Djauhar kendati menilai janggal metode pembayaran tersebut. Dia menganggap pelunasan jual beli tanah lewat cara pemberian kartu ATM dengan seisi saldonya sungguh tidak lazim. Terlebih, kata dia, Krido juga tidak mengetahui atas nama siapa kartu ATM tersebut.
"Pembayaran transfer kan selesai, kenapa harus dikasih ATM. Kan enggak lazim, apalagi atas namanya enggak tahu," kata Djauhar penasaran.
Krido terdiam, sementara para JPU juga tampak geleng-geleng kepala dan terheran-heran.
"Saudara disumpah nanti tetap diuji kebenarannya karena dihubungkan dengan alat bukti lainnya," lanjut Djauhar.
4. Akui terima Rp150 juta, ketemu 6 kali

Selain menerima kartu ATM, Krido juga mengaku menerima uang tunai Rp150 juta dari Robinson sebagai kelanjutan pembayaran tanah tersebut.
"Nerima ssuatu yang lain?" tanya JPU.
"Tidak (hanya kartu ATM dan tunai)," jawab Krido.
Namun demikian, dikarenakan sampai sekarang belum lunas, kata Krido, maka status tanah tersebut masih dalam bentuk pengikatan jual beli (PJB).
Krido sendiri sementara itu mengakui pernah bertemu Robinson secara informal sebanyak enam kali dalam kaitan pemanfaatan tanah kas desa di Desa Caturtunggal. Pertemuan di luar kantor itu berlangsung selama Oktober 2022 sampai Desember 2022.

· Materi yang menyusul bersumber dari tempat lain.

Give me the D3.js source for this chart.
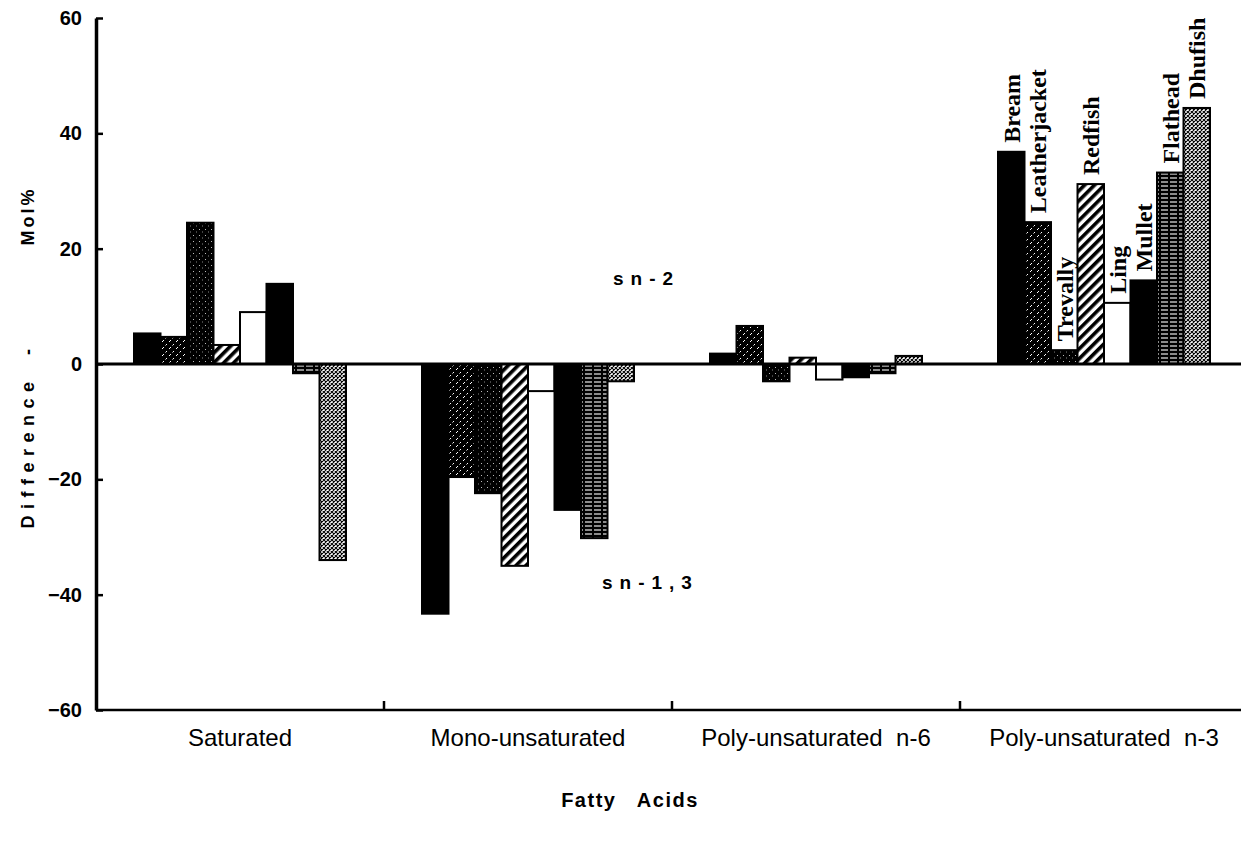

Krido mengklaim pertemuan tersebut guna menindaklanjuti teguran dan somasi yang dilayangkan Gubernur DIY Sri Sultan Hamengku Buwono X kepada Robinson selaku pengembang agar segera memenuhi perizinan serta prosedur terkait pemanfaatan TKD.
Hakim sempat pula menanyakan alasan pertemuan itu digelar di luar kantor. Krido menjawab hal ini lantaran penyelesaian urusan TKD Caturtunggal sudah masuk prioritas pemda.
"Karena ini prioritas," jawab Krido.